Records with drawing code

==============================

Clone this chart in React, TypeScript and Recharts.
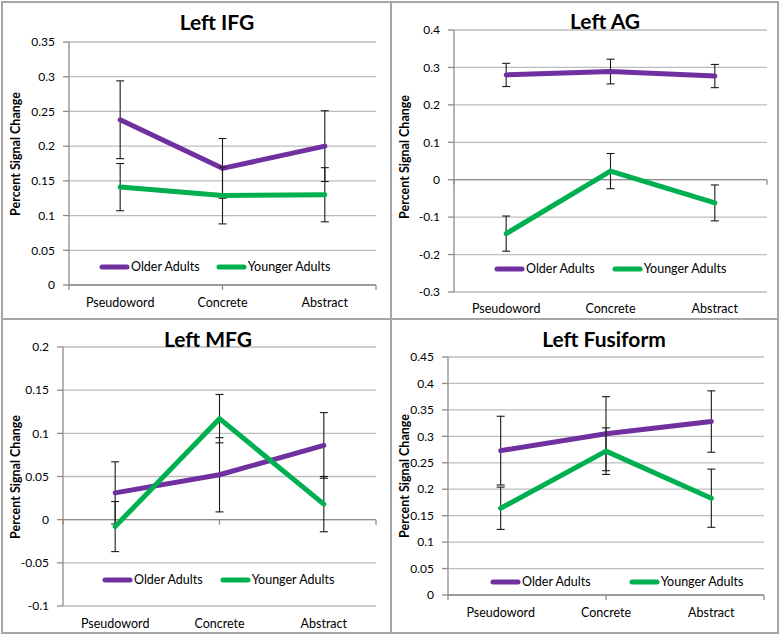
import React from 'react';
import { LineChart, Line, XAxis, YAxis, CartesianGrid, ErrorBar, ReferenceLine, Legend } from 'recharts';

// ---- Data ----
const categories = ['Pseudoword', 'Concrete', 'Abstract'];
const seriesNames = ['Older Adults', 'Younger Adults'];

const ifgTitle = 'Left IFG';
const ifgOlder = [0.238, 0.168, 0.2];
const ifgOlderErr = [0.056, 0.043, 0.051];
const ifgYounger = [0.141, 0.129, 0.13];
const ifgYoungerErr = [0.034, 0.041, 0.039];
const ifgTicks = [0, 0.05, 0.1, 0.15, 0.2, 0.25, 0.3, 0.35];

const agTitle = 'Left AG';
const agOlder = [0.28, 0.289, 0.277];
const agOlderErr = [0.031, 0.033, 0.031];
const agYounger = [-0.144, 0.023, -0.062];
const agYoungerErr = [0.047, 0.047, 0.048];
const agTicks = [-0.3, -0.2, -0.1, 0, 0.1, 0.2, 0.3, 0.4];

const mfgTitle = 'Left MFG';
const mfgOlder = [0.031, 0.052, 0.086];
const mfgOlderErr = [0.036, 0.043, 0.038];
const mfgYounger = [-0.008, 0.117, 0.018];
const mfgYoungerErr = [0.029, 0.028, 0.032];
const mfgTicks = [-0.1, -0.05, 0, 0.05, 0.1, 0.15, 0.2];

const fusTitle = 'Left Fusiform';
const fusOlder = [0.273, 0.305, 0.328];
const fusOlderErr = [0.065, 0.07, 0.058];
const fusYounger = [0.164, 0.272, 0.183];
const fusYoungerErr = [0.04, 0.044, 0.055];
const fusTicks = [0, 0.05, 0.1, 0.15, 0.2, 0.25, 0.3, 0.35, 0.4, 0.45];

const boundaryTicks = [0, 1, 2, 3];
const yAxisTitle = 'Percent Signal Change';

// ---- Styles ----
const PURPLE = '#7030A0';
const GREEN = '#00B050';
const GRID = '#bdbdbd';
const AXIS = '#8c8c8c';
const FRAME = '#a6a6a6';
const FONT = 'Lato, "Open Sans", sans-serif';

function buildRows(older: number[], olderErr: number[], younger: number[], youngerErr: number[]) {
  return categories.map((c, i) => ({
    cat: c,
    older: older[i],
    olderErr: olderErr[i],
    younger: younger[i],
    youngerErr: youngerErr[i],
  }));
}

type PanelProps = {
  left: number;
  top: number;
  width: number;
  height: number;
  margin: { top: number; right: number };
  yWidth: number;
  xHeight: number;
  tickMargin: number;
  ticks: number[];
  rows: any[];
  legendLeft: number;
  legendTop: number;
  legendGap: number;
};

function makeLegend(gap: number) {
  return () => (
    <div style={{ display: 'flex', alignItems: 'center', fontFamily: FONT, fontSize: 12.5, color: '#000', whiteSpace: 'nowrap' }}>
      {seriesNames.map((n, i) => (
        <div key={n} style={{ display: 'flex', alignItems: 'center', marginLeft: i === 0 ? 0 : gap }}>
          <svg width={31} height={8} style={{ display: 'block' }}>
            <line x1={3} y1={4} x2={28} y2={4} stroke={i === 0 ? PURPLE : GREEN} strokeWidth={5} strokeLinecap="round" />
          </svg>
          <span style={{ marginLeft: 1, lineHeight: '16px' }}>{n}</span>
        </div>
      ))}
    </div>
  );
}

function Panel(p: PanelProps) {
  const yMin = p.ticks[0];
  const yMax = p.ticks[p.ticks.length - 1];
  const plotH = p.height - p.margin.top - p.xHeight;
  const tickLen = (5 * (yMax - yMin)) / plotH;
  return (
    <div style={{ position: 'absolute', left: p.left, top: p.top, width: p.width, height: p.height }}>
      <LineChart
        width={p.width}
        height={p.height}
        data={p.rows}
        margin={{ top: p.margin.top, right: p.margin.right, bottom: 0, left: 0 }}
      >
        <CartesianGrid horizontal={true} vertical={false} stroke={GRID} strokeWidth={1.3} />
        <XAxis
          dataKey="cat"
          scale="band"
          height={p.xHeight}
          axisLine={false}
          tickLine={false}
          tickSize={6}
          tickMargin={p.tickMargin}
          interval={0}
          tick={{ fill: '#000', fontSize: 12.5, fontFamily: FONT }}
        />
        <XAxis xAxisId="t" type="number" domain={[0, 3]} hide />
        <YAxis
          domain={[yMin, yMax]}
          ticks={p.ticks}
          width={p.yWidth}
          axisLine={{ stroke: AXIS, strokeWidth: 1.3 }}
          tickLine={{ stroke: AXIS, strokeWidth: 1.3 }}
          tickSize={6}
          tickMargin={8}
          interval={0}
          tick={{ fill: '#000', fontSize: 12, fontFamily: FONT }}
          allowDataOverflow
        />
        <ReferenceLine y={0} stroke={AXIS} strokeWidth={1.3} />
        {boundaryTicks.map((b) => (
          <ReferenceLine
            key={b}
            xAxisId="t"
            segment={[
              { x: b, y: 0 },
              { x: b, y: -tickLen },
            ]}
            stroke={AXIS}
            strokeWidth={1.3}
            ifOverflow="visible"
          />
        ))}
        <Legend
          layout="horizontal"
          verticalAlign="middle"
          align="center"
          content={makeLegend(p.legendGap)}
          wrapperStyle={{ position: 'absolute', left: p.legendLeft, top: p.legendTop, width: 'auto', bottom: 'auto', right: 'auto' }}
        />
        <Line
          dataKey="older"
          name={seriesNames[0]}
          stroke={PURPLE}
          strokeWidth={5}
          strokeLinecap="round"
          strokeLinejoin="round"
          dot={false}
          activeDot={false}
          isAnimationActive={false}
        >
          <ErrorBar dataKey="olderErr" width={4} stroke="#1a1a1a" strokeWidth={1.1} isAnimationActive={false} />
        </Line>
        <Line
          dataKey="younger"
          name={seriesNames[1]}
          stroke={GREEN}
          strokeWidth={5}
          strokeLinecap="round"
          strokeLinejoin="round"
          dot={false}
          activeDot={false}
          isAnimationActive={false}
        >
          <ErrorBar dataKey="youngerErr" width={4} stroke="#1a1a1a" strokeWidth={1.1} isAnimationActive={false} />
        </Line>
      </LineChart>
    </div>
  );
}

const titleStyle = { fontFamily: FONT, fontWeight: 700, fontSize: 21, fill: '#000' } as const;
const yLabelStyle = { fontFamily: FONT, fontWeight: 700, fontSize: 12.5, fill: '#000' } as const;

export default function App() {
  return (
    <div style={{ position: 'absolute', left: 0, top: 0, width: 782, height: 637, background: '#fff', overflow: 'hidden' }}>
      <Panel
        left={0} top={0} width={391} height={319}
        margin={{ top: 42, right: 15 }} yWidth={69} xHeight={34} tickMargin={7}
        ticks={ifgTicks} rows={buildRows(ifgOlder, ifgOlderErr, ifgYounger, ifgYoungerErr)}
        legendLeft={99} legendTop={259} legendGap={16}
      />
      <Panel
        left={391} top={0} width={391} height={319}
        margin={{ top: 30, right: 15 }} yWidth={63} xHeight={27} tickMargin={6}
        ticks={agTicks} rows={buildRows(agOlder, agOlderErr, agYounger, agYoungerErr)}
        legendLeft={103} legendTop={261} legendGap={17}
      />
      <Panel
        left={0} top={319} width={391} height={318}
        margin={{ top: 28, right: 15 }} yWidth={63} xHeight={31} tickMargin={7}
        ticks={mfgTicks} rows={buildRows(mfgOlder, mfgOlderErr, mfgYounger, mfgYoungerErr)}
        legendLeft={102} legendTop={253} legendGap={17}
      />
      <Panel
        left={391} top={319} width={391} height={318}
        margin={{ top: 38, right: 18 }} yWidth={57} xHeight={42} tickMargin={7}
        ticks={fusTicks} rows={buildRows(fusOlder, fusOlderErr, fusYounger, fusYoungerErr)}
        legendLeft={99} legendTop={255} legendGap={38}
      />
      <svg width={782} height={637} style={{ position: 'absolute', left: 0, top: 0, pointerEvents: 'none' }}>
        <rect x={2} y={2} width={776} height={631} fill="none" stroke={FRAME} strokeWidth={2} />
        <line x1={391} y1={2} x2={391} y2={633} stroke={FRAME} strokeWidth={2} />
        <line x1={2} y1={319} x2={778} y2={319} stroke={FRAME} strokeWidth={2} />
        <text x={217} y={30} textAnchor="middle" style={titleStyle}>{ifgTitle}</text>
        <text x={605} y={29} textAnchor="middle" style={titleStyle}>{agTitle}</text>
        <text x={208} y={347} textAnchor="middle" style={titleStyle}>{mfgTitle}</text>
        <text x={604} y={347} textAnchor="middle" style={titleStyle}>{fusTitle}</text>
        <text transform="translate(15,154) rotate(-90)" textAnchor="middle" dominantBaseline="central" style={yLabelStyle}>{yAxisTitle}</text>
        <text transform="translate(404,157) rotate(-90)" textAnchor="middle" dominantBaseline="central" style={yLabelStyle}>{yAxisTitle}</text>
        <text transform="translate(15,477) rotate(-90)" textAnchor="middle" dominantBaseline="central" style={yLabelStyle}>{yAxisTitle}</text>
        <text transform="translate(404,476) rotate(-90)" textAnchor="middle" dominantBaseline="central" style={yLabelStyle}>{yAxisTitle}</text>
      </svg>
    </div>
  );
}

==============================

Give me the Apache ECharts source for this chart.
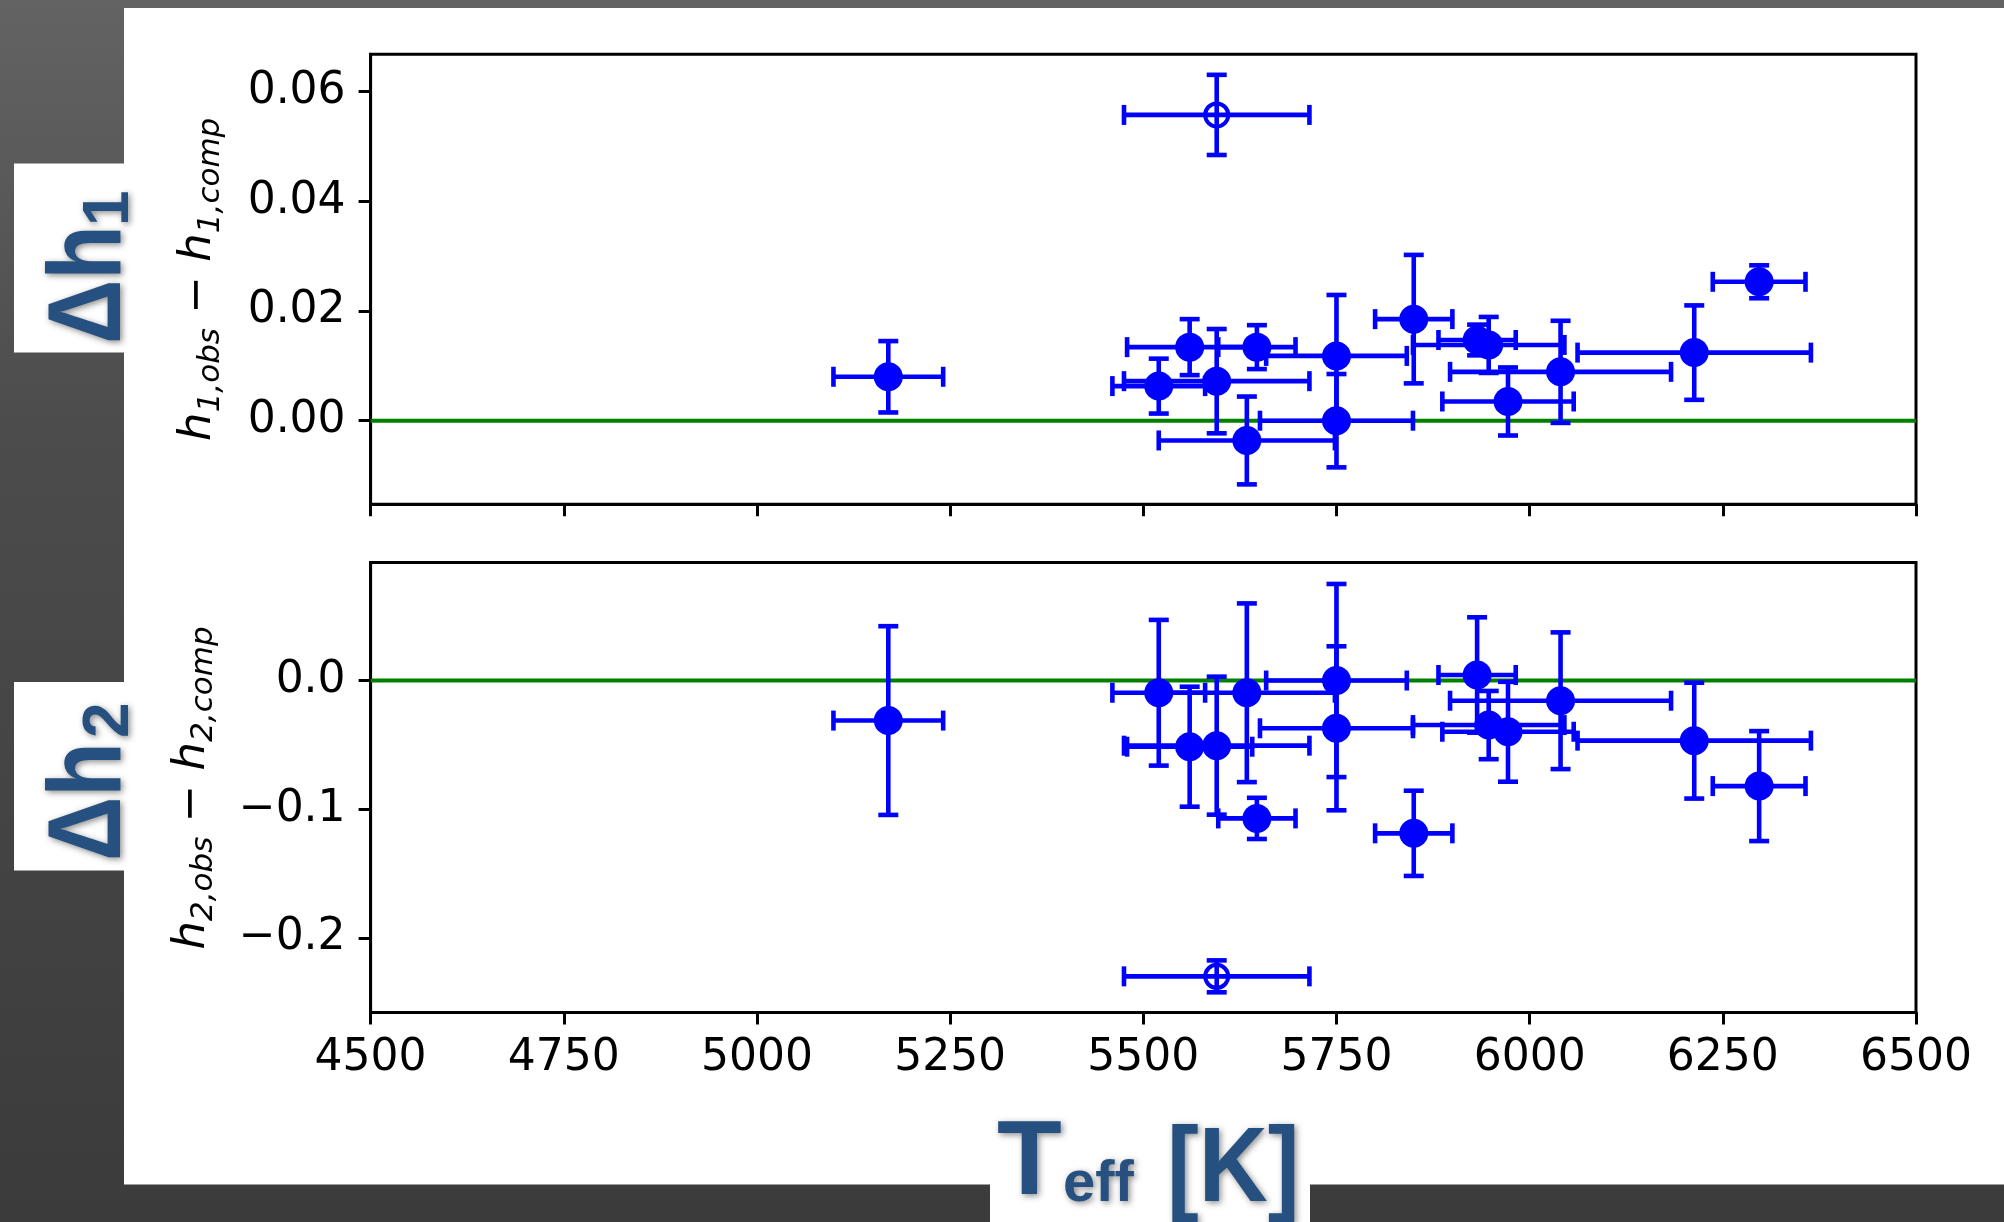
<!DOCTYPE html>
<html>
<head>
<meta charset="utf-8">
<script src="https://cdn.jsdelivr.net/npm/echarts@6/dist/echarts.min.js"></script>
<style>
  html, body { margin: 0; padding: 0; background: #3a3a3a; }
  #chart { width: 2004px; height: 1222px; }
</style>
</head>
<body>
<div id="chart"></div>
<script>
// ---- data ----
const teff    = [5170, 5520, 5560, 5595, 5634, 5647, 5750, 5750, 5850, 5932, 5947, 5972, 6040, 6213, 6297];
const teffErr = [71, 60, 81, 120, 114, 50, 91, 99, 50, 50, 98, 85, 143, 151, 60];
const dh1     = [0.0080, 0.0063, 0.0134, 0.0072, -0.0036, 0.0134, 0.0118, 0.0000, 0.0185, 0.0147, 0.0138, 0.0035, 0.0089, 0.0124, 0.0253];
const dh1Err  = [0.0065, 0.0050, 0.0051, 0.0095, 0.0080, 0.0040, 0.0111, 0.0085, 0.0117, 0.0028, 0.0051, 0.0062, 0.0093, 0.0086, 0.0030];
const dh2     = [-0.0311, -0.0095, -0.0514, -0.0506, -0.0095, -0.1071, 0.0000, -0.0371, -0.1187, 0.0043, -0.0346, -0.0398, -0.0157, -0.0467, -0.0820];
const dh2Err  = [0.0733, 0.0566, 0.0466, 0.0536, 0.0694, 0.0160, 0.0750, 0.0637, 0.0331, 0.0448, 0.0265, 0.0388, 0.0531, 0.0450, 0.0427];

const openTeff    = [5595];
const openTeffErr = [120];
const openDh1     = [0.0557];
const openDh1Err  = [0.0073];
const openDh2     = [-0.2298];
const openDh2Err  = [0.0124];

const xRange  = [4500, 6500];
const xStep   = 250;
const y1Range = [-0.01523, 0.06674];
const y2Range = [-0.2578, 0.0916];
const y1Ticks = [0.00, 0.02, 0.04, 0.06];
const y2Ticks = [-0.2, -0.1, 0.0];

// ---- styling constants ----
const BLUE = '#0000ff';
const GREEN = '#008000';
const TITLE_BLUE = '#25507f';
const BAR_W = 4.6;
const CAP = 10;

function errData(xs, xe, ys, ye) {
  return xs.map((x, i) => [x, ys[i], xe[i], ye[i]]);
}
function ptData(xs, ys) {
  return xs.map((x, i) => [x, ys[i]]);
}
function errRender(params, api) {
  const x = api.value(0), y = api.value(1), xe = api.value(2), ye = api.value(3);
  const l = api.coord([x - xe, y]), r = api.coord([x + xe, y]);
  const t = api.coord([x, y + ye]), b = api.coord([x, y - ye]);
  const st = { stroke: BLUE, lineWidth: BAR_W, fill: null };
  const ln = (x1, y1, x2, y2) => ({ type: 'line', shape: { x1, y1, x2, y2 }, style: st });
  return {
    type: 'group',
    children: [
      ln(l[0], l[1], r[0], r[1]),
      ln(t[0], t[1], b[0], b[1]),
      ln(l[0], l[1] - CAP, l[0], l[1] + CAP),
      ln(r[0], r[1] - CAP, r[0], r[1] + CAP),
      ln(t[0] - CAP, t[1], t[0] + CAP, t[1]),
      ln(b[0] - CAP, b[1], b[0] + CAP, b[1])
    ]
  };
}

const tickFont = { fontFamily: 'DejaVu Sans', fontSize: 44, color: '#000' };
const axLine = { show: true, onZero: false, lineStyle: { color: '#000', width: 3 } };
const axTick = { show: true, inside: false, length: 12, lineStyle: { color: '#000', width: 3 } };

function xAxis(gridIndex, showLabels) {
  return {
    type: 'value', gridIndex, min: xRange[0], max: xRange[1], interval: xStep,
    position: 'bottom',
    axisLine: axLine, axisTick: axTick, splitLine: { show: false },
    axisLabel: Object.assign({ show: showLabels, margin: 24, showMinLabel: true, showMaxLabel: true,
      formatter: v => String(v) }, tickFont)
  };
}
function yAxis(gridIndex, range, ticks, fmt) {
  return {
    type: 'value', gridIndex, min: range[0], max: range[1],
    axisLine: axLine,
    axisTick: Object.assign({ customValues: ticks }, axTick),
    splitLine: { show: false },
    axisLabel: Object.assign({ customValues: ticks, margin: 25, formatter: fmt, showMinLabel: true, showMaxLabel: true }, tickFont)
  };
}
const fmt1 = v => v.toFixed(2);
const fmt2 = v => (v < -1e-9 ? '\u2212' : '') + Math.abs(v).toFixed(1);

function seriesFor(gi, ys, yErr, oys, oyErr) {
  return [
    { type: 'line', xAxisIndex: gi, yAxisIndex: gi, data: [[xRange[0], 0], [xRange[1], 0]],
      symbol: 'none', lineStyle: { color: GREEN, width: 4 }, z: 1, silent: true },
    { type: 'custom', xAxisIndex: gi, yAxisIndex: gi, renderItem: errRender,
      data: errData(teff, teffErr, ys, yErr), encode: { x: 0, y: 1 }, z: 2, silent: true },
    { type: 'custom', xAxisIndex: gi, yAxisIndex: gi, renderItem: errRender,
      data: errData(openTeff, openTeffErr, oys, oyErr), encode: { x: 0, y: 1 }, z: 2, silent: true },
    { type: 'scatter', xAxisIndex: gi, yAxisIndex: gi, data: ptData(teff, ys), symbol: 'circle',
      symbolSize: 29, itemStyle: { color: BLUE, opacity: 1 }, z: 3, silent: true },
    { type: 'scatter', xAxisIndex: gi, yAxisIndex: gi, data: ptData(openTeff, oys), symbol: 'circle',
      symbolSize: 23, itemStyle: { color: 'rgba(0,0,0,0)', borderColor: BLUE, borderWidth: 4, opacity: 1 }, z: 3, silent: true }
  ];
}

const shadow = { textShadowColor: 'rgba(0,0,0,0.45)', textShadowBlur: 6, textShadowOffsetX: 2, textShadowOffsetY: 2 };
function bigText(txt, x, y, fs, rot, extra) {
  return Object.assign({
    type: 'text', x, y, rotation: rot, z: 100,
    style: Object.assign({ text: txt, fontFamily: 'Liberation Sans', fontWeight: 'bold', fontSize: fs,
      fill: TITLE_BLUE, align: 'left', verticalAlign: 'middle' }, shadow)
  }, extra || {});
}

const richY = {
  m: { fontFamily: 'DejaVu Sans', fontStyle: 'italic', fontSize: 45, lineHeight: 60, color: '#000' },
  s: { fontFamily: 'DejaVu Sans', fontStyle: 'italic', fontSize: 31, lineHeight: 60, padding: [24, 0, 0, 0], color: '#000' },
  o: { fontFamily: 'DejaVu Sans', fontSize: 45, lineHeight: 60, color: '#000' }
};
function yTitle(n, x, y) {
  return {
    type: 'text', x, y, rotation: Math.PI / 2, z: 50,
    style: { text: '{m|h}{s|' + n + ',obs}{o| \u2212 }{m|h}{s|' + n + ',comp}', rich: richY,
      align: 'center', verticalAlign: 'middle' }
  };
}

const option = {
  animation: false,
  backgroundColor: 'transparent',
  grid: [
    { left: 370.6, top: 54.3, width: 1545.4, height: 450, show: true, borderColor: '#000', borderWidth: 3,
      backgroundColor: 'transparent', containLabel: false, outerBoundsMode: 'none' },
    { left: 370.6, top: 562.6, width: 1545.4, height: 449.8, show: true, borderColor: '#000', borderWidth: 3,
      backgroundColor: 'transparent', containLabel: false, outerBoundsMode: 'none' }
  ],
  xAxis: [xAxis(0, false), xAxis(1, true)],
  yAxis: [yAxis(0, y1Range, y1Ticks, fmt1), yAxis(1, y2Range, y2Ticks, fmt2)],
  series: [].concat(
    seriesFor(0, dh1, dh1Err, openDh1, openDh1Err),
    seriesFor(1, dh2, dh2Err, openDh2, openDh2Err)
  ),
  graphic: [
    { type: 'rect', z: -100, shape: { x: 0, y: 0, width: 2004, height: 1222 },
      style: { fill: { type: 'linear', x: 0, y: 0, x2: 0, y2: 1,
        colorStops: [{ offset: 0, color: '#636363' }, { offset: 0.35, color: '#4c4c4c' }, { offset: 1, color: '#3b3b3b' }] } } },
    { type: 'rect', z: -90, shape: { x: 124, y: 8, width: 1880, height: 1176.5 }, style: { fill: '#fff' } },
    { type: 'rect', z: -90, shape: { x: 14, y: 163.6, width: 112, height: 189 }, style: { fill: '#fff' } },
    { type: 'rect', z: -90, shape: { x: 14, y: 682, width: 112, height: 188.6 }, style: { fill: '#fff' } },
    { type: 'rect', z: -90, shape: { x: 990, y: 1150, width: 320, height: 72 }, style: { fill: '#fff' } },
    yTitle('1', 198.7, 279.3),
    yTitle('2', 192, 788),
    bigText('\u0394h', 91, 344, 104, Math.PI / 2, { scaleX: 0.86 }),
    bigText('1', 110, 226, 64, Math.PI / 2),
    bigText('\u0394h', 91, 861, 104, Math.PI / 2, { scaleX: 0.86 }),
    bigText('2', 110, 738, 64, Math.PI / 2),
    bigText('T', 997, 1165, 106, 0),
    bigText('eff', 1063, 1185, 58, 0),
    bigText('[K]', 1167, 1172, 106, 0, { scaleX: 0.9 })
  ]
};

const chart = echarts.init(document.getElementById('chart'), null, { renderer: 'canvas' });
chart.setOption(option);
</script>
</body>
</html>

==============================

**TASK TO CARRY OUT**. Exactly the lines from the one with "Clone this chart" through the one with "const ifgTicks = [0, 0.05, 0.1, 0.15, 0.2, 0.25, 0.3, 0.35];" are to be reproduced, and no pictures with them.

**SOLUTION**.
Clone this chart in React, TypeScript and Recharts.
import React from 'react';
import { LineChart, Line, XAxis, YAxis, CartesianGrid, ErrorBar, ReferenceLine, Legend } from 'recharts';

// ---- Data ----
const categories = ['Pseudoword', 'Concrete', 'Abstract'];
const seriesNames = ['Older Adults', 'Younger Adults'];

const ifgTitle = 'Left IFG';
const ifgOlder = [0.238, 0.168, 0.2];
const ifgOlderErr = [0.056, 0.043, 0.051];
const ifgYounger = [0.141, 0.129, 0.13];
const ifgYoungerErr = [0.034, 0.041, 0.039];
const ifgTicks = [0, 0.05, 0.1, 0.15, 0.2, 0.25, 0.3, 0.35];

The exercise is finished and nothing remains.